I wrote this originally for Candid Slice but thought it is a great story for this day and age.
Last week I bought a solar energy powered sunflower to place on my car’s dashboard. It reminded me of the one I had last year. I remembered how seeing it dance as the sun charged its battery made me smile. So it seemed at that moment to be a good thing to do.
The next weekend while in Greenville, South Carolina, I visited my friend, Renee’ and her four year old son. We enjoyed shopping together and sharing lunch. As we prepared to part ways, her son buckled himself into his seat. I suddenly had an idea. Maybe her four year-old son might like the sunflower.
Unsure of his interest in such a present I asked Renee’ if she thought he would like it. She smiled and told me how the cute fellow had wanted one just like it the other day but for whatever reason they had not purchased it. So I happily gave the flower to her to give to her child. As they drove off I saw a little face smiling from the window at me and a hand waving goodbye. I felt very happy that I had given him the dancing flower.
Monday, on the way home, I visited my cousin, Connie and her husband in their home near Charlotte.

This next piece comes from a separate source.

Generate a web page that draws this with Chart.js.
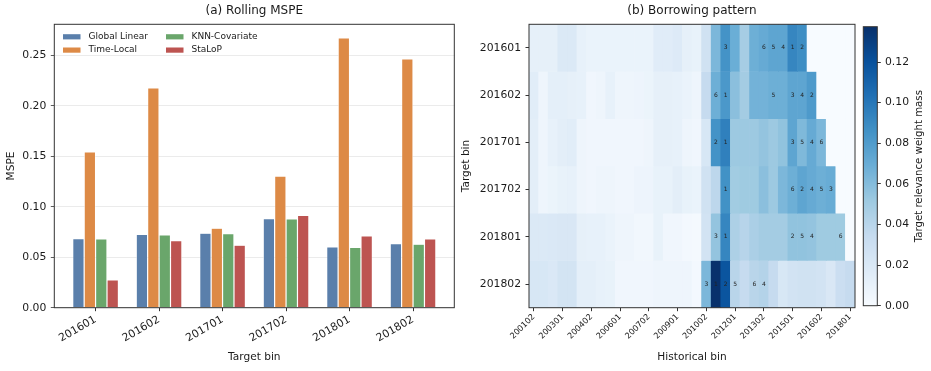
<!DOCTYPE html>
<html>
<head>
<meta charset="utf-8">
<script src="https://cdn.jsdelivr.net/npm/chart.js@4.4.1/dist/chart.umd.min.js"></script>
<style>
  body { margin: 0; background: #fff; }
  #wrap { position: relative; width: 931px; height: 371px; }
  canvas { position: absolute; top: 0; }
</style>
</head>
<body>
<div id="wrap">
  <canvas id="mspe" width="465" height="371" style="left:0"></canvas>
  <canvas id="borrow" width="405" height="371" style="left:455px"></canvas>
  <canvas id="cbar" width="76" height="371" style="left:855px"></canvas>
</div>
<script>
// ---- panel (a) data
const targets = ['201601', '201602', '201701', '201702', '201801', '201802'];
const globalLinear = [0.0685, 0.0728, 0.0738, 0.0884, 0.0603, 0.0636];
const timeLocal = [0.1546, 0.2179, 0.0788, 0.1305, 0.2675, 0.2467];
const knnCovariate = [0.0682, 0.0722, 0.0735, 0.0881, 0.0599, 0.0629];
const staLoP = [0.0275, 0.0666, 0.0619, 0.0914, 0.0712, 0.0682];
const mspeTicks = [0, 0.05, 0.10, 0.15, 0.20, 0.25];

// ---- panel (b) data
const histBins = ['200102', '200201', '200202', '200301', '200302', '200401', '200402', '200501', '200502',
  '200601', '200602', '200701', '200702', '200801', '200802', '200901', '200902', '201001', '201002',
  '201101', '201102', '201201', '201202', '201301', '201302', '201401', '201402', '201501', '201502',
  '201601', '201602', '201701', '201702', '201801'];
const weights = [
  [.012, .012, .012, .019, .019, .011, .009, .009, .009, .009, .009, .009, .009, .016, .016, .018, .012,
   .010, .027, .063, .085, .069, .048, .068, .071, .074, .074, .092, .088, 0, 0, 0, 0, 0],
  [.015, .006, .013, .013, .012, .011, .005, .006, .011, .006, .006, .007, .008, .012, .012, .011, .009,
   .006, .034, .068, .082, .058, .049, .066, .066, .068, .068, .074, .074, .081, 0, 0, 0, 0],
  [.014, .006, .011, .014, .015, .006, .005, .005, .005, .005, .005, .005, .006, .012, .012, .011, .006,
   .005, .022, .085, .095, .052, .052, .052, .055, .052, .056, .074, .062, .071, .063, 0, 0, 0],
  [.014, .006, .008, .010, .011, .006, .005, .006, .006, .005, .005, .007, .007, .010, .010, .014, .010,
   .009, .027, .038, .086, .050, .051, .051, .058, .052, .063, .068, .074, .071, .068, .070, 0, 0],
  [.019, .019, .020, .021, .021, .012, .011, .011, .009, .006, .006, .004, .004, .010, .005, .005, .003,
   .002, .026, .055, .092, .045, .041, .046, .049, .049, .049, .056, .056, .055, .051, .051, .051, 0],
  [.022, .022, .020, .025, .025, .013, .013, .011, .010, .005, .005, .005, .005, .006, .006, .006, .006,
   .003, .063, .137, .118, .040, .034, .040, .042, .034, .022, .026, .027, .027, .026, .021, .031, .034]
];
// historical bins ranked 1..6 for each target bin
const topBins = [
  ['201501', '201502', '201102', '201402', '201401', '201302'],
  ['201102', '201601', '201501', '201502', '201401', '201101'],
  ['201102', '201101', '201501', '201601', '201502', '201602'],
  ['201102', '201502', '201701', '201601', '201602', '201501'],
  ['201102', '201501', '201101', '201601', '201502', '201702'],
  ['201101', '201102', '201002', '201302', '201201', '201301']
];
const vmax = 0.1374;
const weightTicks = [0, 0.02, 0.04, 0.06, 0.08, 0.10, 0.12];

Chart.defaults.font.family = '"DejaVu Sans", sans-serif';
Chart.defaults.color = '#1a1a1a';

const bluesStops = ['#f7fbff', '#deebf7', '#c6dbef', '#9ecae1', '#6baed6', '#4292c6', '#2171b5', '#08519c', '#08306b'];
function hexRgb(h) { return [1, 3, 5].map(i => parseInt(h.slice(i, i + 2), 16)); }
function bluesAt(t) {
  t = Math.max(0, Math.min(1, t)) * 8;
  const i = Math.min(7, Math.floor(t)), f = t - i;
  const a = hexRgb(bluesStops[i]), b = hexRgb(bluesStops[i + 1]);
  return 'rgb(' + a.map((v, j) => Math.round(v + (b[j] - v) * f)).join(',') + ')';
}

const frame = {
  id: 'frame',
  afterDatasetsDraw(chart) {
    const {ctx, chartArea: a} = chart;
    ctx.save();
    ctx.strokeStyle = '#333';
    ctx.lineWidth = 1;
    ctx.strokeRect(a.left, a.top, a.right - a.left, a.bottom - a.top);
    ctx.restore();
  }
};

const mspeLegend = {
  id: 'mspeLegend',
  afterDraw(chart) {
    const {ctx, chartArea: a} = chart;
    ctx.save();
    ctx.font = '9px "DejaVu Sans"';
    ctx.textBaseline = 'middle';
    chart.data.datasets.forEach((ds, i) => {
      const x = a.left + 8.7 + Math.floor(i / 2) * 103;
      const y = a.top + 12.5 + (i % 2) * 13.3;
      ctx.fillStyle = ds.backgroundColor;
      ctx.fillRect(x, y - 2.6, 17.5, 5.2);
      ctx.fillStyle = '#1a1a1a';
      ctx.fillText(ds.label, x + 25.5, y);
    });
    ctx.restore();
  }
};

const rankLabels = {
  id: 'rankLabels',
  afterDatasetsDraw(chart) {
    const {ctx, scales: {x, y}} = chart;
    ctx.save();
    ctx.font = '6px "DejaVu Sans"';
    ctx.fillStyle = '#222';
    ctx.textAlign = 'center';
    ctx.textBaseline = 'middle';
    topBins.forEach((bins, k) => bins.forEach((b, r) => {
      ctx.fillText(String(r + 1), x.getPixelForValue(histBins.indexOf(b)), y.getPixelForValue(k + 0.5));
    }));
    ctx.restore();
  }
};

const cbarLabel = {
  id: 'cbarLabel',
  afterDraw(chart) {
    const {ctx, chartArea: a} = chart;
    ctx.save();
    ctx.translate(64, (a.top + a.bottom) / 2);
    ctx.rotate(-Math.PI / 2);
    ctx.font = '10.2px "DejaVu Sans"';
    ctx.fillStyle = '#1a1a1a';
    ctx.textAlign = 'center';
    ctx.textBaseline = 'middle';
    ctx.fillText('Target relevance weight mass', 0, 0);
    ctx.restore();
  }
};

const titleOpts = (text) => ({
  display: true, text: text, fullSize: false,
  font: {size: 12, weight: 'normal'}, color: '#1a1a1a',
  padding: {top: 3.6, bottom: 6.3}
});

// ---- (a) Rolling MSPE
const series = [
  ['Global Linear', globalLinear, '#5a7fab'],
  ['Time-Local', timeLocal, '#dd8a46'],
  ['KNN-Covariate', knnCovariate, '#6aa66b'],
  ['StaLoP', staLoP, '#bd5451']
];

new Chart(document.getElementById('mspe'), {
  type: 'bar',
  data: {
    datasets: series.map(([name, vals, col]) => ({
      label: name,
      data: targets.map((t, i) => ({x: i, y: vals[i]})),
      backgroundColor: col
    }))
  },
  options: {
    responsive: false,
    animation: false,
    layout: {padding: {left: 0, right: 10.7, top: 0, bottom: 0}},
    datasets: {bar: {categoryPercentage: 0.72, barPercentage: 1, borderColor: '#fff', borderWidth: 0.6}},
    plugins: {
      legend: {display: false},
      tooltip: {enabled: false},
      title: titleOpts('(a) Rolling MSPE')
    },
    scales: {
      x: {
        type: 'linear', min: -0.65, max: 5.65, offset: false,
        afterBuildTicks: s => { s.ticks = targets.map((t, i) => ({value: i})); },
        afterFit: s => { s.height = 63.3; },
        ticks: {callback: v => targets[v], minRotation: 30, maxRotation: 30, font: {size: 10.8}, padding: 2},
        grid: {offset: false, drawOnChartArea: false, tickLength: 3.5, tickColor: '#333'},
        border: {display: false},
        title: {display: true, text: 'Target bin', font: {size: 10.6}, padding: {top: 0, bottom: 7.5}}
      },
      y: {
        min: 0, max: 0.281,
        afterBuildTicks: s => { s.ticks = mspeTicks.map(v => ({value: v})); },
        afterFit: s => { s.width = 54.3; },
        ticks: {callback: v => v.toFixed(2), font: {size: 10.8}, padding: 4.5},
        grid: {color: '#e6e6e6', lineWidth: 0.8, tickLength: 3.5, tickColor: '#333'},
        border: {display: false},
        title: {display: true, text: 'MSPE', font: {size: 10.6}, padding: {top: 4.5, bottom: 0}}
      }
    }
  },
  plugins: [frame, mspeLegend]
});

// ---- (b) Borrowing pattern
new Chart(document.getElementById('borrow'), {
  type: 'bar',
  data: {
    labels: histBins,
    datasets: targets.map((row, k) => ({
      label: row,
      data: histBins.map(() => [k, k + 1]),
      backgroundColor: c => bluesAt(weights[k][c.dataIndex] / vmax),
      grouped: false
    }))
  },
  options: {
    responsive: false,
    animation: false,
    layout: {padding: {left: 0, right: 5, top: 0, bottom: 0}},
    datasets: {bar: {categoryPercentage: 1, barPercentage: 1, borderWidth: 0}},
    plugins: {
      legend: {display: false},
      tooltip: {enabled: false},
      title: titleOpts('(b) Borrowing pattern')
    },
    scales: {
      x: {
        offset: true,
        afterFit: s => { s.height = 63.3; },
        ticks: {
          autoSkip: false, minRotation: 45, maxRotation: 45, font: {size: 8.2}, padding: 1,
          callback: (v, i) => (i % 3 === 0 ? histBins[i] : '')
        },
        grid: {
          offset: false, drawOnChartArea: false, tickLength: 3.5,
          tickColor: c => (c.index % 3 === 0 ? '#333' : 'rgba(0,0,0,0)')
        },
        border: {display: false},
        title: {display: true, text: 'Historical bin', font: {size: 10.6}, padding: {top: 0, bottom: 7.5}}
      },
      y: {
        type: 'linear', min: 0, max: 6, reverse: true,
        afterBuildTicks: s => { s.ticks = targets.map((t, k) => ({value: k + 0.5})); },
        afterFit: s => { s.width = 74; },
        ticks: {callback: v => targets[Math.floor(v)], font: {size: 10.8}, padding: 4.5},
        grid: {drawOnChartArea: false, tickLength: 3.5, tickColor: '#333'},
        border: {display: false},
        title: {display: true, text: 'Target bin', font: {size: 10.6}, padding: {top: 4.7, bottom: 0}}
      }
    }
  },
  plugins: [frame, rankLabels]
});

// ---- colorbar
new Chart(document.getElementById('cbar'), {
  type: 'bar',
  data: {
    labels: [''],
    datasets: [{
      data: [[0, vmax]],
      backgroundColor: c => {
        const ch = c.chart, y = ch.scales.y;
        if (!ch.chartArea || !y) return bluesStops[4];
        const g = ch.ctx.createLinearGradient(0, y.getPixelForValue(0), 0, y.getPixelForValue(vmax));
        bluesStops.forEach((col, i) => g.addColorStop(i / 8, col));
        return g;
      }
    }]
  },
  options: {
    responsive: false,
    animation: false,
    layout: {padding: {left: 8.3, right: 0, top: 26.7, bottom: 65.3}},
    datasets: {bar: {categoryPercentage: 1, barPercentage: 1, borderWidth: 0}},
    plugins: {legend: {display: false}, tooltip: {enabled: false}},
    scales: {
      x: {display: false},
      y: {
        position: 'right', min: 0, max: vmax,
        afterBuildTicks: s => { s.ticks = weightTicks.map(v => ({value: v})); },
        afterFit: s => { s.width = 53.7; },
        ticks: {callback: v => v.toFixed(2), font: {size: 10.8}, padding: 4.2},
        grid: {drawOnChartArea: false, tickLength: 3.5, tickColor: '#333'},
        border: {display: false}
      }
    }
  },
  plugins: [frame, cbarLabel]
});
</script>
</body>
</html>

As I was leaving she said, “Wait a minute, I have a little something for you.”
When she came back she handed me a solar energy sunflower, but not just any solar energy flower. It was exactly like the one I had given to my friend’s son!
What we do comes back to us in some way or other. Call it Karma or call it the consequences of our actions. Or to use a more common expression, “What goes around, comes around.”

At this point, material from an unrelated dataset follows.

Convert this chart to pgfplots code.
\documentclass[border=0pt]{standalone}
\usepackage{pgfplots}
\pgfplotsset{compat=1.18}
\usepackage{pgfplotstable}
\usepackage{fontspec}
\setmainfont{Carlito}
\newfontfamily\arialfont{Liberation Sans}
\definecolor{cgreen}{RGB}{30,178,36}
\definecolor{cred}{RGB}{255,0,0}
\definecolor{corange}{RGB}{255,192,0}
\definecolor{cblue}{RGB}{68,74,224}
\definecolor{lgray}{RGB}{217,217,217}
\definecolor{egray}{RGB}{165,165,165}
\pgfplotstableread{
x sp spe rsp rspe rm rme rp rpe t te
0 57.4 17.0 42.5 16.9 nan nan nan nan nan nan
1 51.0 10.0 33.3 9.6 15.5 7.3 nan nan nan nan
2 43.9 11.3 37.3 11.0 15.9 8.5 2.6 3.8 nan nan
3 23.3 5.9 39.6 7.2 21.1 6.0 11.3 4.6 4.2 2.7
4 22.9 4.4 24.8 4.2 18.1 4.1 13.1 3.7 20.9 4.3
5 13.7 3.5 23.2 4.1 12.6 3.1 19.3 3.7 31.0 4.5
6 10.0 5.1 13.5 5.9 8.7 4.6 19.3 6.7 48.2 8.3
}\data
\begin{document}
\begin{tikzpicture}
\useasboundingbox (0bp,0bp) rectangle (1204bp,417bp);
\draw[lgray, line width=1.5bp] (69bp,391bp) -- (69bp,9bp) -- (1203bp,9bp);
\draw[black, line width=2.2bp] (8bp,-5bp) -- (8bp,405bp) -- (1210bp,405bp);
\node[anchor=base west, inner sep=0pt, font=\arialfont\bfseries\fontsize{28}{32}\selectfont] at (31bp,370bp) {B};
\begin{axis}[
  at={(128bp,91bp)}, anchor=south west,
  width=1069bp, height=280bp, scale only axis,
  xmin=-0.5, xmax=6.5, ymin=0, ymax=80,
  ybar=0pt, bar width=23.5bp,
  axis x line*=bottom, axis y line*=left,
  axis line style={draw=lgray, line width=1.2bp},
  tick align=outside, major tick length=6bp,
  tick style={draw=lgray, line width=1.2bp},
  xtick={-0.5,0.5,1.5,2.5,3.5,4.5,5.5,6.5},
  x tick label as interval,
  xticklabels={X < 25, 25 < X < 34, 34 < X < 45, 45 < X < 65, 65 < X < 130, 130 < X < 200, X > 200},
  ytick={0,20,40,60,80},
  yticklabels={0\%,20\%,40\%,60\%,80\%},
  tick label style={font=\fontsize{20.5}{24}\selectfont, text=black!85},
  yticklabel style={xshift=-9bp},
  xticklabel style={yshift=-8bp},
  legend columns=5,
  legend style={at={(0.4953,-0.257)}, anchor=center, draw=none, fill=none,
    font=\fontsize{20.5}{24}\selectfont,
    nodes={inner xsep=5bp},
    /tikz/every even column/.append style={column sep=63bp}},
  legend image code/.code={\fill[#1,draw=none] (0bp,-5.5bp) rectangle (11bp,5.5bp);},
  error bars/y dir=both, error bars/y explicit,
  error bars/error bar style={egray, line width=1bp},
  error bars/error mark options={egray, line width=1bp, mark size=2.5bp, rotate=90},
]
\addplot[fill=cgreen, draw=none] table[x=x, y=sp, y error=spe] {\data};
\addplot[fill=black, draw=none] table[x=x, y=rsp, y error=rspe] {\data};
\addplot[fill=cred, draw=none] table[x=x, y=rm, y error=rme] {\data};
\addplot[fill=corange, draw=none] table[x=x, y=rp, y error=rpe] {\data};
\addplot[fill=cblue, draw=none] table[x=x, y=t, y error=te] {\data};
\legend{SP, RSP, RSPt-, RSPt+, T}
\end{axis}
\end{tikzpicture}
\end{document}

But I like this version better: “Cast your bread upon the waters, for you will find it after many days,” Ecclesiastes 11:1. Perhaps a better understanding of this verse comes from New Living Bible Translation (©2007): “Send your grain across the seas, and in time, profits will flow back to you.”
My “bread” did come back to me, but doubly so. I gave something to someone out of love and someone else gave it back to me out of love. So I gave and received a gift and love. All of this was bound together with the joy of sharing something with someone who had wanted it.
The truest and best gifts are the gifts given freely and without expectation of a reward or return.